The flapless approach, also known as a clean approach or flat approach is a method of landing an aircraft without the use of flaps. This manoeuvre is typically only used in military and light aircraft as the physical demands on the airframe and pilot are usually deemed too risky for commercial operations.

The Theory

The flaps on an aircraft wing increase the curvature of said wing. This creates increased lift when the flaps are deployed and thusly reduces the speed at which enough lift is provided for the plane to remain airborne, commonly known as the stall speed.

In a flapless approach the pilot must maintain a good speed, typically 80 knots in a light aircraft by applying power and altering the angle of attack. By pointing the nose down and increasing the power, the pilot maintains speed but sacrifices height. As a direct result of this, the flapless approach is a lot more shallow than a standard approach (flown with varying degrees of flap).

A secondary consequence of using a clean approach is that once near the ground and entering the flare, the plane will be travelling considerably faster than on a flapped approach. This means the flare and hold off will be a lot longer than a standard landing.

Flying the flapless approach

When flying a flapless approach the pilot must extend the downwind leg of the circuit to give a longer final approach. This will allow for speed to be removed by altering the angle of attack (lifting the nose) and reducing the power. The pilot must pay particular attention to the airspeed to prevent a stall.
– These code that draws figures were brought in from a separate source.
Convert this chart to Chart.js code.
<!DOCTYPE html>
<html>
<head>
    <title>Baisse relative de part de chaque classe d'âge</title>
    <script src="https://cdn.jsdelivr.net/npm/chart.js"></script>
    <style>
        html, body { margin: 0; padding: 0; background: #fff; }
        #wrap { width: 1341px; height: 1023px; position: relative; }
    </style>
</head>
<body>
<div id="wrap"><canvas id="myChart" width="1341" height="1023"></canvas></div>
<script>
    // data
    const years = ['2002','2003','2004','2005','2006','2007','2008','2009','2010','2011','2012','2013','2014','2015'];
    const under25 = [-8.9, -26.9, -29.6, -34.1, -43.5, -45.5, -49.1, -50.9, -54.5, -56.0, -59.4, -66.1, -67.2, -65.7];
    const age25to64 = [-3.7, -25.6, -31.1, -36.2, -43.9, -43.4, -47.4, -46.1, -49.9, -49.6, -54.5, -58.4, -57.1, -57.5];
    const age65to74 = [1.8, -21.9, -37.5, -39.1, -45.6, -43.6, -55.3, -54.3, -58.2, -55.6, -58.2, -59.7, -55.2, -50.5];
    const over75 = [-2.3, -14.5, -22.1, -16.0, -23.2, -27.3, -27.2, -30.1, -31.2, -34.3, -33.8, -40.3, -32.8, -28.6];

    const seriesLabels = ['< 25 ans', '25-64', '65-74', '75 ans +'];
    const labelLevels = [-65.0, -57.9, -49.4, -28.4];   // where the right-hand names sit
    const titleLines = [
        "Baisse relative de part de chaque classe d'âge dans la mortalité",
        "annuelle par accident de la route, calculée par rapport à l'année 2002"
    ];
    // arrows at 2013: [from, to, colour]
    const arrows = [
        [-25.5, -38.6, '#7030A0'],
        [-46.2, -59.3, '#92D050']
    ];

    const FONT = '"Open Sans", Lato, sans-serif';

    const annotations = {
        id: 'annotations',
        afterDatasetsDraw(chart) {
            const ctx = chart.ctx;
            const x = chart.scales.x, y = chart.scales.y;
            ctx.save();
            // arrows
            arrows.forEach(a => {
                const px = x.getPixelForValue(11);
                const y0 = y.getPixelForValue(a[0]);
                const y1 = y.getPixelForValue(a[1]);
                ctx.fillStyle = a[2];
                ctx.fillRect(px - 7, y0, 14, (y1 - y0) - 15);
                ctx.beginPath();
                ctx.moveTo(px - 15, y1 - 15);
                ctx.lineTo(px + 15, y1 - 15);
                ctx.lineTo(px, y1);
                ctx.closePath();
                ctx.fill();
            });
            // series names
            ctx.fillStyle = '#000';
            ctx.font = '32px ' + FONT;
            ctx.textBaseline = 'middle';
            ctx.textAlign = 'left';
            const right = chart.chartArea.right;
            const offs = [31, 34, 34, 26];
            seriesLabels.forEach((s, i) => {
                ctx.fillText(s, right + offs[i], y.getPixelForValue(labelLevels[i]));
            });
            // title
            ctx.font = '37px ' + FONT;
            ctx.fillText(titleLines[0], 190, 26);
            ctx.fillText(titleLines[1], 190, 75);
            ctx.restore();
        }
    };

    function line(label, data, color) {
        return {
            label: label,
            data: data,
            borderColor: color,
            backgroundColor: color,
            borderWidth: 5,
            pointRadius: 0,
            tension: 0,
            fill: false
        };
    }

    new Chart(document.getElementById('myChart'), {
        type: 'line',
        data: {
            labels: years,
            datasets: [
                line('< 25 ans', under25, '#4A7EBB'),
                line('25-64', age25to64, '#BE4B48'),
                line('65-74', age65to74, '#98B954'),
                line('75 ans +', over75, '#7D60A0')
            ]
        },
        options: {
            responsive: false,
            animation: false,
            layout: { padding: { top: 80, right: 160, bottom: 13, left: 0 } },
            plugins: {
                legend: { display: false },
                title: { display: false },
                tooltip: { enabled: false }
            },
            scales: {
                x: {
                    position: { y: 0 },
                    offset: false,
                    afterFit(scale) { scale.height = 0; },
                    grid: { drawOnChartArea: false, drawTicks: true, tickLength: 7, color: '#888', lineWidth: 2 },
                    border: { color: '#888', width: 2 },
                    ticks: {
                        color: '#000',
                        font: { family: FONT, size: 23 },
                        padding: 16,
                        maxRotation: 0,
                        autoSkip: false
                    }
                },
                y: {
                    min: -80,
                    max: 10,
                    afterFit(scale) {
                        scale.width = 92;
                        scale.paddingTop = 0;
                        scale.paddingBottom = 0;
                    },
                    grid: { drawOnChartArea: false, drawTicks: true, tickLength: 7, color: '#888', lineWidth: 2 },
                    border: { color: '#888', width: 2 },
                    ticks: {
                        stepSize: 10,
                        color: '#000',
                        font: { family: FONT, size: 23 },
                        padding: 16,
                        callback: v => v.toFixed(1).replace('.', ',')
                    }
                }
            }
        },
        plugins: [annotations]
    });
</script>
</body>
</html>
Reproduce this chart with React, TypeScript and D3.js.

When calling short final, the pilot must remove carburettor heat early to allow for rapid throttle inputs and flare relatively early. Through the flare the power should be removed very calmly as the aircraft will still be losing height and speed. The hold off will be pronounced but the pilot must be sure that they do not bring about an incipient stall unless they are less than a foot away from the ground. Ideally the main wheels should touch down first with the nose following shortly. The roll out will be extended as the plane will be travelling at a higher speed than in a flapped landing.

Why bother with a flapless approach?

Generally pilots will use flaps to slow the descent and void unnecessary workloads. However, many military planes have no flaps, or flaps which have little effect, and so these must utilise flapless approaches.

A civil pilot may use a flapless approach if there are strong winds. This is because a strong headwind increases the airflow over the wings. With flaps, this can cause increased lift and prevent the aircraft landing with stability.

Of course, flap systems can also fail.